How To Deal: When You Don’t Get The Apology You Deserve
Our memories can be spotty, until it comes to how someone’s wronged us. That’s when people can develop a photographic-like memory; and not just remember what you did, but who was there and what you were all wearing where you standing and what you were eating. Scientific studies have proven that people tend to fixate more on negative experiences, that’s why when people hurt you you can remember things well. If you’re lucky, you might get an apology from the person who caused you pain; however, there are times when you feel like you are owed an apology that never comes. What happens then? What about when you cut that person out of your life and they pop back in as if they are ignorant to the pain they caused you?
The world is a lot smaller than we realize. It seems that almost every week you can run into someone in your past or someone who is connected to your past and it brings up all types of memories. For me, I love seeing people from my past. I try my best to keep “my name good in these streets,” and usually end on a good note with almost anyone who has crossed my path. However, there have been a few moments when running into someone, or seeing someone has brought back unpleasant feelings that led this normally talkative person to become extremely quiet.
I’ll be completely transparent with you at this moment, this is something that I’m dealing with now. I learned that a person I thought was a friend had bogusly used me. Her presence has been, in a sense, almost haunting me. Both of our professions have just recently intertwined and I’m seeing her a lot more than I had hoped.
I struggle with trying to figure out what’s the best way to handle the situation. Do I confront her? Do I ignore her? Just pretend that she doesn’t exist? What about when we both interact with mutual friends and I have to see her?
While weighing my options, I’ve realized that confronting her about how she hurt me isn’t going to accomplish anything. At the very least I’ll get that annoying, passive comment of : “Well, I’m sorry you feel hurt,” which I feel is a way that people absolve their own feelings and put the blame on you for being so weak to not let them get away from walking all over you. At the best I could get a sincere apology, but with my photographic memory of how I found out that our friendship was nothing but a sham will constantly play in my mind, and no real friendship can develop from that, because I will constantly be wondering if she’s faking or not (because she was extremely convincing when we were best friends).
For me, I had to put things in a way that would help me to let it go. First, I had to accept that ‘L.’ That friendship was a loss, and no matter how many times I replay what happened, and the times that I overlooked red flags is not going to propel me back in time as if I’m in a DeLorean and could change what happened.
Second, I had to remember that as perfectly that I can remember what she did to me, that there is someone undoubtedly remembering something that I did to them.
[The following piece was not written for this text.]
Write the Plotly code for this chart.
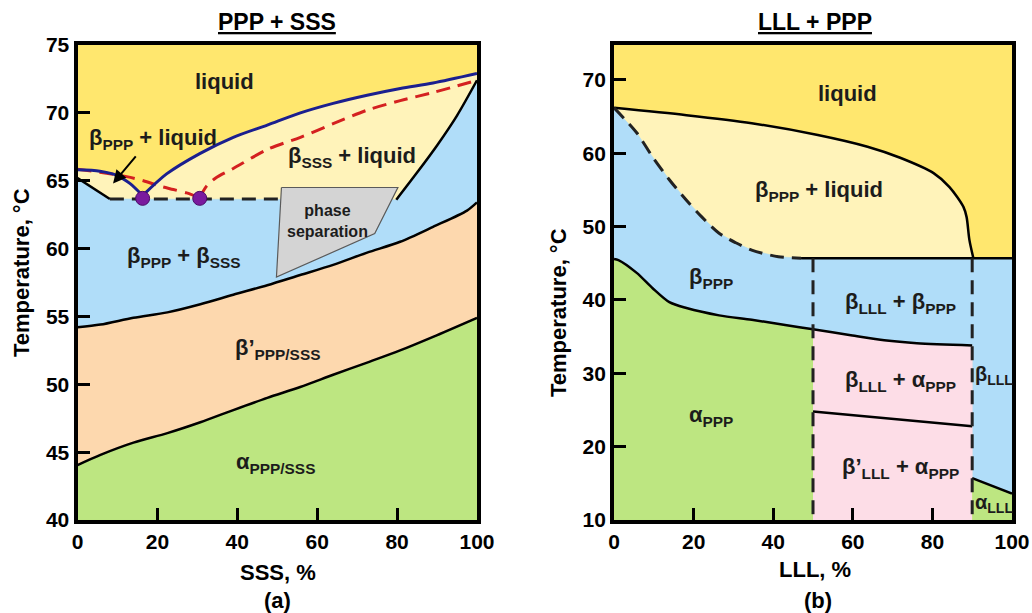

As much as I would like to believe that “my name is good in these streets,” I know that I’m not perfect and that I have made bad decisions based off of emotion rather than logic and have conveniently forgotten about the hurt that I’ve caused others.
Finally, I had to learn that I have to get closure on my own. Closure is a luxury, not anything that is guaranteed to us. Holding on to something to get an apology later is only hurting yourself. Those moments of: “I just need to talk to him/her, and let them know how they hurt me. I feel like if I let them know then I’ll feel better.” Honestly, most of the time that backfires, because sometimes you don’t get the response that you were hoping for, and it makes you relive those feelings.
Now, I’m not an expert, but these are things that I remember when my ex-friend’s beautiful face pops back in my life, these things help me to accept the things that I cannot change, and develop the wisdom I need to know the difference. I’m not there yet, but I know I’ll soon be in a serene place.